Employing a lazy feminist trope, Annie Linskey and David Weigel at the Washington Post have chalked up the anti-Warren sentiment to sexism.

“But even as Rep. Nancy Pelosi (D-Calif.) was elected House speaker on Wednesday, the women looking at White House campaigns continue to shoulder gendered criticism and demands not placed on their male counterparts,” the pair write. “To be strong but not too tough; to be assertive without being pushy, lest voters turn away for reasons that they may not acknowledge are sexist but that researchers say are.”

Needless to say, this is hogwash for two main reasons.

First off, likability has plagued male politicians as long as America has existed. Aaron Burr found himself increasingly alienated almost solely due to his perceived opportunism and lack of likability. Most of the 2016 Republican primary centered around personality rather than policy.

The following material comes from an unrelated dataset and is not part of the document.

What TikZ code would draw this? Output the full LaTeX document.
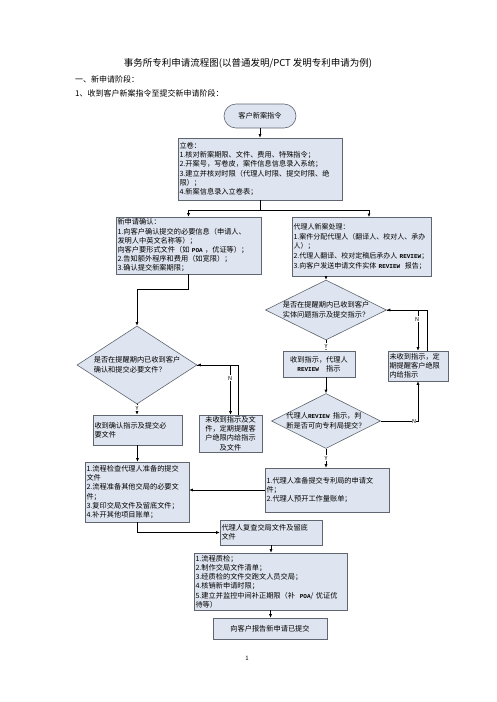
\documentclass[tikz,border=0pt]{standalone}
\usepackage{fontspec}
\setmainfont{Noto Sans CJK SC}
\newfontfamily\monofam{Liberation Mono}
\usetikzlibrary{arrows.meta,shapes.geometric}
\definecolor{boxfill}{HTML}{DFE5F0}
\definecolor{boxline}{HTML}{5F6670}
\newcommand{\rvw}{{\monofam\bfseries\fontsize{6}{7}\selectfont REVIEW}}
\newcommand{\poa}{{\monofam\bfseries\fontsize{6}{7}\selectfont POA}}
\begin{document}
\begin{tikzpicture}[x=1pt,y=-1pt,
  box/.style={draw=boxline, fill=boxfill, line width=0.6pt, inner xsep=1.5pt, inner ysep=1pt,
    font=\fontsize{7.2}{9.2}\selectfont, align=left},
  cbox/.style={box, align=center},
  dia/.style={draw=boxline, fill=boxfill, line width=0.6pt, shape=diamond, inner sep=0pt},
  dtext/.style={font=\fontsize{7.2}{10}\selectfont, align=left, inner sep=0pt},
  conn/.style={draw=black, line width=0.6pt},
  arr/.style={conn, -{Latex[length=3.5pt,width=3pt]}},
  yn/.style={font=\fontsize{5.5}{6}\selectfont, fill=white, inner sep=0.5pt}]
\fill[white] (0,0) rectangle (496,702);
\useasboundingbox (0,0) rectangle (496,702);

% headings
\node[font=\fontsize{9.5}{11}\selectfont] (title) at (248,63) {事务所专利申请流程图(以普通发明/PCT 发明专利申请为例)};
\node[font=\fontsize{8}{10}\selectfont, anchor=west, inner sep=0pt] (h1) at (75,79) {一、新申请阶段：};
\node[font=\fontsize{8}{10}\selectfont, anchor=west, inner sep=0pt] (h2) at (75,93) {1、收到客户新案指令至提交新申请阶段：};

% start
\node[cbox, rounded corners=12pt, minimum width=72pt, minimum height=24pt] (start) at (260,116) {客户新案指令};

% boxes
\node[box, minimum width=164pt, minimum height=62pt, text width=161pt] (b1) at (260,169)
 {立卷：\\1.核对新案期限、文件、费用、特殊指令；\\2.开案号，写卷皮，案件信息信息录入系统；\\3.建立并核对时限（代理人时限、提交时限、绝\\限）；\\4.新案信息录入立卷表；};

\node[box, minimum width=145pt, minimum height=57pt, text width=142pt] (b2) at (188.5,245.5)
 {新申请确认：\\1.向客户确认提交的必要信息（申请人、\\发明人中英文名称等）；\\向客户要形式文件（如 \poa\ ，优证等）；\\2.告知额外程序和费用（如宽限）；\\3.确认提交新案期限；};

\node[box, font=\fontsize{7}{9.6}\selectfont, minimum width=139pt, minimum height=59pt, text width=136pt] (b3) at (361.5,246.5)
 {代理人新案处理：\\1.案件分配代理人（翻译人、校对人、承办\\人）；\\2.代理人翻译、校对定稿后承办人 \rvw；\\3.向客户发送申请文件实体 \rvw\ \ 报告；};

\node[dia, minimum width=121pt, minimum height=60pt,
  label={[dtext, align=center]center:是否在提醒期内已收到客户\\实体问题指示及提交指示？}] (d1) at (326,310) {};

\node[cbox, minimum width=72pt, minimum height=26pt, text width=69pt] (b4) at (319,364)
 {收到指示，代理人\\\rvw\quad 指示};

\node[box, minimum width=60pt, minimum height=30pt, text width=57pt] (b5) at (418,366)
 {未收到指示，定\\期提醒客户绝限\\内给指示};

\node[dia, minimum width=120pt, minimum height=78pt,
  label={[dtext]center:是否在提醒期内已收到客户\\确认和提交必要文件？}] (d2) at (137,365) {};

\node[box, minimum width=89pt, minimum height=30pt, text width=86pt] (b6) at (137.5,430)
 {收到确认指示及提交必\\要文件};

\node[cbox, minimum width=63pt, minimum height=37pt, text width=60pt, inner ysep=0.3pt] (b7) at (230.5,433.5)
 {未收到指示及文\\件，定期提醒客\\户绝限内给指示\\及文件};

\node[dia, minimum width=109pt, minimum height=55pt,
  label={[dtext]center:代理人\rvw\ \ 指示，判\\断是否可向专利局提交？}] (d3) at (326,421) {};

\node[box, minimum width=124pt, minimum height=44pt, text width=121pt] (b8) at (327,490)
 {1.代理人准备提交专利局的申请文\\件；\\2.代理人预开工作量账单；};

\node[box, minimum width=104pt, minimum height=60pt, text width=101pt] (b9) at (137,492)
 {1.流程检查代理人准备的提交\\文件\\2.流程准备其他交局的必要文\\件；\\3.复印交局文件及留底文件；\\4.补开其他项目账单；};

\node[box, minimum width=102pt, minimum height=25pt, text width=99pt] (b10) at (271,532.5)
 {代理人复查交局文件及留底\\文件};

\node[box, minimum width=153pt, minimum height=57pt, text width=150pt] (b11) at (270.5,581.5)
 {1.流程质检；\\2.制作交局文件清单；\\3.经质检的文件交跑文人员交局；\\4.核销新申请时限；\\5.建立并监控中间补正期限（补\ \ \poa/ 优证优\\待等）};

\node[cbox, minimum width=114pt, minimum height=21pt] (b12) at (270,628.5) {向客户报告新申请已提交};

\node[font=\fontsize{6}{7}\selectfont] (pg) at (247,658) {1};

% connectors
\coordinate (j1) at (260,210);
\coordinate (b3in) at (369,217);
\coordinate (j2) at (188.5,289);
\coordinate (b5out) at (427,351);
\coordinate (b7out) at (238,415);

\draw[arr] (start.south) -- (b1.north);
\draw[conn] (b1.south) -- (j1);
\draw[arr] (j1) -| (b2.north);
\draw[arr] (j1) -| (b3in);
\draw[arr] (b3.south -| d1.north) -- (d1.north);
\draw[arr] (d1.south) -- (d1.south |- b4.north);
\draw[arr] (d1.east) -| (b5.north);
\draw[arr] (b5out) |- (d1.east);
\draw[arr] (d3.north |- b4.south) -- (d3.north);
\draw[arr] (d3.east) -| (b5.south);
\draw[arr] (d3.south) -- (d3.south |- b8.north);
\draw[arr] (b8.west) -- (b8.west -| b9.east);

\draw[arr] (b2.south) -- (j2) -| (d2.north);
\draw[arr] (d2.south) -- (d2.south |- b6.north);
\draw[arr] (d2.east) -| (b7.north);
\draw[arr] (b7out) |- (d2.east);
\draw[arr] (b6.south) -- (b6.south |- b9.north);
\draw[arr] (b9.south) |- (b10.west);
\draw[arr] (b10.south) -- (b10.south |- b11.north);
\draw[arr] (b11.south) -- (b11.south |- b12.north);

% Y / N labels
\node[yn] (y1) at (326,346) {Y};
\node[yn] (n1) at (417,319) {N};
\node[yn] (y2) at (137,408) {Y};
\node[yn] (n2) at (230,378) {N};
\node[yn] (n3) at (414,421) {N};
\node[yn] (y3) at (326,458) {Y};
\end{tikzpicture}
\end{document}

Just as former President Barack Obama’s likability covered for his unique lack of experience, Sen. Ted Cruz’s lack of likability possibly cost him the 2016 presidential primary. In a piece titled “Anyone but Ted Cruz,” New York Times columnist Frank Bruni explicitly cited the fact that on a personal level colleagues “dislike him” as a boon against his presidential candidacy. And so long as politics rely on representatives to vote on the behalf of the people, personal charisma, apparent integrity, and likability will always play a key role in elections.

Second, if anti-Warren animus could be solely attributed to sexism, then how could you possibly explain the number of Democratic women whose celebrity has exploded overnight?

Take Sen. Amy Klobuchar, D-Minn., whose resume is arguably even more “tough,” “pushy,” and opportunistic than Warren’s. Klobuchar cut her teeth in corporate law and has spent over a decade in the Senate. She’s just as white as Warren and doesn’t hold back on the Senate Judiciary Committee. But she has the “it” factor. She’s likable. She might be the only Democrat who improved her political capital during the Brett Kavanaugh hearings.

And how about Rep. Alexandria Ocasio-Cortez, D-N.Y.? She may tout idiotic and catastrophic economic policies, but she’s also likable. Likability doesn’t manifest itself the same way in different people. It’s why, when Ocasio-Cortez puts out an Instagram live video, she seems like the kind of millennial you might actually want to brunch with. When Warren does it, you can’t help but cringe.

You can’t define or quantify it, or develop a one-size-fits all model, or pull it out of thin air. But you know likability when you see it. Warren ain’t it, and it isn’t because she’s a woman.